The exercise:
Extract exactly the lines from the top of the records through the line containing "import pandas as pd", and keep pictures out of the copy.

The input:
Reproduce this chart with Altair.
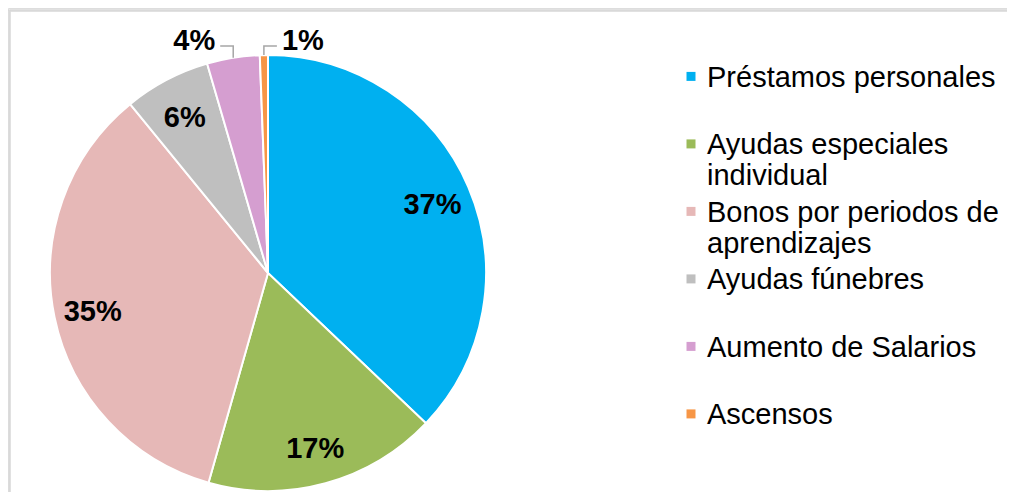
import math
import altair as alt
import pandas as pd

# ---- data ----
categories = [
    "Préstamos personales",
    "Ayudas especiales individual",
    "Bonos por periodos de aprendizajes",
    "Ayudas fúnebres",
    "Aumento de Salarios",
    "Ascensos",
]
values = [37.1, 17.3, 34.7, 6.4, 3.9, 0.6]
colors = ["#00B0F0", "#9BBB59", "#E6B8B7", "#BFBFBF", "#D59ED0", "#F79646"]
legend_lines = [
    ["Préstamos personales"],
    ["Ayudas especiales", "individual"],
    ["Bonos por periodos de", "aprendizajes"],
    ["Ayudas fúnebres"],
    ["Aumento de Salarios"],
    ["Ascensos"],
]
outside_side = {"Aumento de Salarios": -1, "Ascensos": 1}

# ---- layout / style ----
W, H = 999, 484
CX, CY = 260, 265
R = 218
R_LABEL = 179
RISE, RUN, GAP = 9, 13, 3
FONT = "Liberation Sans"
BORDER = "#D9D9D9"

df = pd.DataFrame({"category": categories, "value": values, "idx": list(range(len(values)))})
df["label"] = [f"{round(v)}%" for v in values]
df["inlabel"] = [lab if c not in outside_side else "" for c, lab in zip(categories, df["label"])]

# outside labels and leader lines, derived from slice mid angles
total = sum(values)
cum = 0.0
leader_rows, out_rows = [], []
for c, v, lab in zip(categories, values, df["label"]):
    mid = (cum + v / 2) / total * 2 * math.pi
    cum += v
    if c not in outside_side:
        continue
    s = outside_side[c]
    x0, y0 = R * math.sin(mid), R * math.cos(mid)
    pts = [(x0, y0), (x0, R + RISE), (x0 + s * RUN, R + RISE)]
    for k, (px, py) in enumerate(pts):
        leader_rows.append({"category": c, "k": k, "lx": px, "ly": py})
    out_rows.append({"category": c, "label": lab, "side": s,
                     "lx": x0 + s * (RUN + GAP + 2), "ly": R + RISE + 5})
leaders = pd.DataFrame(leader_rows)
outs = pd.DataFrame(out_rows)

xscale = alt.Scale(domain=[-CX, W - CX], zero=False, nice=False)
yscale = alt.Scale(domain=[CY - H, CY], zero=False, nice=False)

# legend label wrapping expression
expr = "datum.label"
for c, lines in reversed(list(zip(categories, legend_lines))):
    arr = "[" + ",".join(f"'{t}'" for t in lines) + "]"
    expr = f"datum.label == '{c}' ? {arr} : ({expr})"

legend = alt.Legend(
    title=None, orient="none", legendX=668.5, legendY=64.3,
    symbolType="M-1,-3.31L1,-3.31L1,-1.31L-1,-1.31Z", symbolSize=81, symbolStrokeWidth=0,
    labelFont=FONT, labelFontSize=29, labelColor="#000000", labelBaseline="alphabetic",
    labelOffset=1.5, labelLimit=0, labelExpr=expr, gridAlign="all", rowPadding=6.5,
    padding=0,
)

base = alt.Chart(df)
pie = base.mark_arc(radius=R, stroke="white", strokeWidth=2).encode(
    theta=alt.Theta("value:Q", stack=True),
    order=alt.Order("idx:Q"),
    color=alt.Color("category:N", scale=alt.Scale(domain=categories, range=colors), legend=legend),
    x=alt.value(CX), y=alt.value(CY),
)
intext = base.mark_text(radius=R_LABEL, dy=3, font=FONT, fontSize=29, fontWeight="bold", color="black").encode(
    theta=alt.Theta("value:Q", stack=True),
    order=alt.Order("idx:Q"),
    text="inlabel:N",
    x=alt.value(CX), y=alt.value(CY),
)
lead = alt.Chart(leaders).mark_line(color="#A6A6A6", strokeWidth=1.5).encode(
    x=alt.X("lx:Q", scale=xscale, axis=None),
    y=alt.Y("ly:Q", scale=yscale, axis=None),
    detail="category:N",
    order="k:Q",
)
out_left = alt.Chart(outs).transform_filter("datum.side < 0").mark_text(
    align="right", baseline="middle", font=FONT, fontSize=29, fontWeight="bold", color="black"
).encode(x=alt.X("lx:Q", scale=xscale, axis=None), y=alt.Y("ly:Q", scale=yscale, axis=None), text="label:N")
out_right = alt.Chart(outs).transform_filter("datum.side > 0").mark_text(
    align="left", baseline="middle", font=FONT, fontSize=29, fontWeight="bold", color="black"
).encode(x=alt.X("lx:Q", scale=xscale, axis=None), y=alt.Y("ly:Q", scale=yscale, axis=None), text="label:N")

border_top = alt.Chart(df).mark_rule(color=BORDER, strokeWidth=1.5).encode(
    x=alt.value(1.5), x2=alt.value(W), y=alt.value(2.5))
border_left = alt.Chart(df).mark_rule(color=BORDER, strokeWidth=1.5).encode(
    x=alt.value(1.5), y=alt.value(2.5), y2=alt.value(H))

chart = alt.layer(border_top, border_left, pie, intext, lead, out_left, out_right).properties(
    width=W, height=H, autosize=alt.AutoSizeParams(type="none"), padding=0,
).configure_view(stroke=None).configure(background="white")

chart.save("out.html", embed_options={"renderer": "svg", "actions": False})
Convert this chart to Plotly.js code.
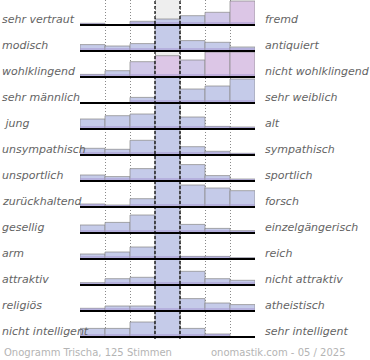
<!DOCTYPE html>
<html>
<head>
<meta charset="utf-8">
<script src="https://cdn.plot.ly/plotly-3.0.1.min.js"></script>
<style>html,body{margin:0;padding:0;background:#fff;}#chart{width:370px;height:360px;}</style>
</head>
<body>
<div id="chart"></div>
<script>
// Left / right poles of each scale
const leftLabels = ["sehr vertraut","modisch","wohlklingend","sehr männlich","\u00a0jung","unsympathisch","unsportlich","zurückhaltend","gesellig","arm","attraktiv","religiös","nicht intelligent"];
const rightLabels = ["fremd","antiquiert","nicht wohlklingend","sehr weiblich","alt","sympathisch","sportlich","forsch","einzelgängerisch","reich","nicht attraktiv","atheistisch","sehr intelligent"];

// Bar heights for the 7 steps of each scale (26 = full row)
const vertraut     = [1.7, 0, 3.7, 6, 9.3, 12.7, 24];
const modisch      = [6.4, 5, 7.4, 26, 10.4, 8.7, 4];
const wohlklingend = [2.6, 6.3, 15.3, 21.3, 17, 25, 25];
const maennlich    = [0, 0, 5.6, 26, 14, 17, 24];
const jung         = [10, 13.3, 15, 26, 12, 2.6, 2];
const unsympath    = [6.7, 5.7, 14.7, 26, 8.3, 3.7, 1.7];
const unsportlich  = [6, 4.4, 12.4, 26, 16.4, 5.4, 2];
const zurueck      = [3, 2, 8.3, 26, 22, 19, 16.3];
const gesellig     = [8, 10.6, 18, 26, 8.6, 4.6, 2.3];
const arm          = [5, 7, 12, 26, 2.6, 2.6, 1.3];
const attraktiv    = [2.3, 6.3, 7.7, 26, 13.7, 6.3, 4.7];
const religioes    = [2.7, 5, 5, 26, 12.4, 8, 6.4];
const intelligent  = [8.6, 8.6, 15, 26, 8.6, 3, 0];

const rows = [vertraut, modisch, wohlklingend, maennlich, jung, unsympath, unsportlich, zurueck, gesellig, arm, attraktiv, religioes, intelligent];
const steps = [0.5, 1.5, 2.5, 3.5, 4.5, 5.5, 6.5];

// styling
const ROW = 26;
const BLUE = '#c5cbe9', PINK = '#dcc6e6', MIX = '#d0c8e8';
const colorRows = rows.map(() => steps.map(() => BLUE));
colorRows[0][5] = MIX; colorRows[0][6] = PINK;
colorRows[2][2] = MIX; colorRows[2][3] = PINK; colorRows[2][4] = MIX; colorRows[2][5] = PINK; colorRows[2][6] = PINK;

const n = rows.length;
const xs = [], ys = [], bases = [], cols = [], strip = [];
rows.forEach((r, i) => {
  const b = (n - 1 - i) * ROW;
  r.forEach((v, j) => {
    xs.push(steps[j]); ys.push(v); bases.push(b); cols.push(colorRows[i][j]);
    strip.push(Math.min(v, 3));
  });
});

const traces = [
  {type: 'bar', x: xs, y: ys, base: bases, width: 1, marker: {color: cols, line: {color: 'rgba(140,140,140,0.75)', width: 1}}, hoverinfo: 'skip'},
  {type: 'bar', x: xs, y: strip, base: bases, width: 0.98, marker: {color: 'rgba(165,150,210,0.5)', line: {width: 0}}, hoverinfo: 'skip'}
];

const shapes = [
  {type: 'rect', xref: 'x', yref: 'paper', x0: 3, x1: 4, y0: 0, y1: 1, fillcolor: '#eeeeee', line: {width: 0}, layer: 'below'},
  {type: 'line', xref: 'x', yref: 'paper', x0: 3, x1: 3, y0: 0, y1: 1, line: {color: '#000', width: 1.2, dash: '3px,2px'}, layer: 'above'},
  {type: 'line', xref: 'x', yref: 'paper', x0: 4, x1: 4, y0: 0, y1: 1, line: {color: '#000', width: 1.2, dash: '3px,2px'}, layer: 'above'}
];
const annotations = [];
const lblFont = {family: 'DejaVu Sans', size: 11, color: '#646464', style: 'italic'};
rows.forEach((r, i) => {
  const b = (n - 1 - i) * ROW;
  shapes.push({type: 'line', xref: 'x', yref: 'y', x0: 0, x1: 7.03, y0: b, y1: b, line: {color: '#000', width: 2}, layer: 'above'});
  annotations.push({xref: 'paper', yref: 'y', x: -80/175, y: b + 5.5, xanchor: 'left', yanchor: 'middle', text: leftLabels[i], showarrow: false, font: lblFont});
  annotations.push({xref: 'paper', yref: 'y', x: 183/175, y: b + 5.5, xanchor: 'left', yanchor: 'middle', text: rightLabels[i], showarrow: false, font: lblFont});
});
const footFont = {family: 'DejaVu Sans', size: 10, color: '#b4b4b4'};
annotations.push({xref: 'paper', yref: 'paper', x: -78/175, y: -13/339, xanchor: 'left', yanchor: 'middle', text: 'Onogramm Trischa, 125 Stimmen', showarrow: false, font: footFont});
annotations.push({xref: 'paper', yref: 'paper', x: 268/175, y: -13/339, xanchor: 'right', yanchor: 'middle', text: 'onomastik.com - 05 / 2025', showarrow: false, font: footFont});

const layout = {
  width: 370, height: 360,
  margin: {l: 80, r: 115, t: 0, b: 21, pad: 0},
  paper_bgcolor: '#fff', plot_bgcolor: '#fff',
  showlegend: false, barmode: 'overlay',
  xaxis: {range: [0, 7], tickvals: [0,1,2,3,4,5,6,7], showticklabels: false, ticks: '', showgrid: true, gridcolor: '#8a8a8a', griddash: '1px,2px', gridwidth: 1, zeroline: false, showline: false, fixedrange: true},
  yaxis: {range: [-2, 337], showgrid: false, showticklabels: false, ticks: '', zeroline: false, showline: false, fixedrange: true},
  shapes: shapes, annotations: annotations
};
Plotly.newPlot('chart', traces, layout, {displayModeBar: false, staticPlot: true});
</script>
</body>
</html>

Solution to the exercise:
Reproduce this chart with Altair.
import math
import altair as alt
import pandas as pd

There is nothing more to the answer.